Lo que Octavio Paz aplica a la lengua y la literatura, se puede extender a casi todos los ámbitos de nuestro quehacer, y esta unidad esencial es la que hace posible que en Cartagena se reúnan dos centenares de personalidades procedentes de múltiples países y de las más diversas especialidades y disciplinas.

Es también, la que permite que abordemos en común el cometido del español como instrumento de integración iberoamericana y como lengua de comunicación universal, que exploremos su papel en la ciencia, la técnica y la diplomacia y, en definitiva, que se afiance la unidad dentro de la diversidad lingüística.

Sería difícil encontrar un marco más adecuado, un contexto mejor que este Congreso, para tributar un homenaje a Gabriel García Márquez, a quien felicitamos por tantas cosas: por su ochenta cumpleaños, por el veinticinco aniversario de su Premio Nobel y por los cuarenta años de la publicación de Cien años de soledad.
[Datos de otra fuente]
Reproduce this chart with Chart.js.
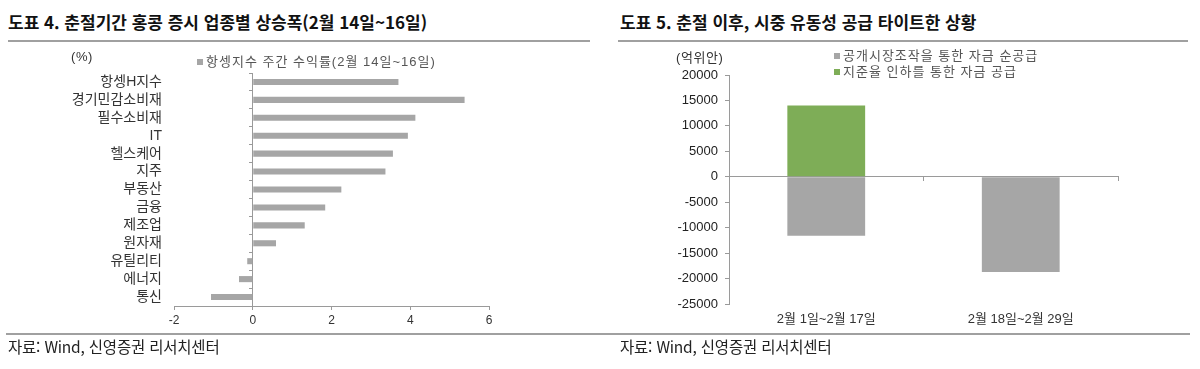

Porque Gabriel García Márquez es, en sí mismo, en su trayectoria creadora, un ejemplo vivo de esa unidad del español en su diversidad, una de las figuras más insignes de la literatura en español. Suyas son estas palabras:

«No hablemos más por separado de literatura latinoamericana y de literatura española, sino simplemente de literatura en lengua castellana». No se trata de una reflexión teórica, sino de la expresión de una vivencia personal.

Cien años de soledad, en concreto, es una novela radicalmente caribeña, colombiana, y a la par, intensamente americana y declaradamente universal. Leyéndola, nos llegan ecos de los vallenatos de estas tierras, conjugados con cuentos tradicionales que, de boca en boca, de abuelos a nietos, procedían de la vieja Castilla, de Andalucía, de Canarias por los canales de la sangre familiar.

Gracias a la lengua española, a la exploración que García Márquez hizo de sus secretos y riquezas en una gustosa experiencia de lector y en un paciente, apasionado trabajo de orfebre, lo difícil se hizo sencillo, y una experiencia universal —la de la radical soledad del hombre y la implacable acción arrasadora del tiempo— se encarnó en un lugar, Macondo, situado en una realidad que es sueño.

Pero la verdad sustancial de la novela es que Macondo es un lugar de la lengua española. Gabriel García Márquez habla en esa novela, que ahora ha revisado, de «las estirpes condenadas a cien años de soledad».

Un sentimiento que no alberga la comunidad hispanohablante, pues un camino como este, que periódicamente exploramos en los Congresos Internacionales de la Lengua Española, revitaliza nuestra lengua, la comunicación y el valor estratégico del español.

De nuevo muchas gracias, señor presidente, a Cartagena, a Medellín y a toda Colombia por acogernos con tanto esmero y afecto en estos días. Muchas gracias.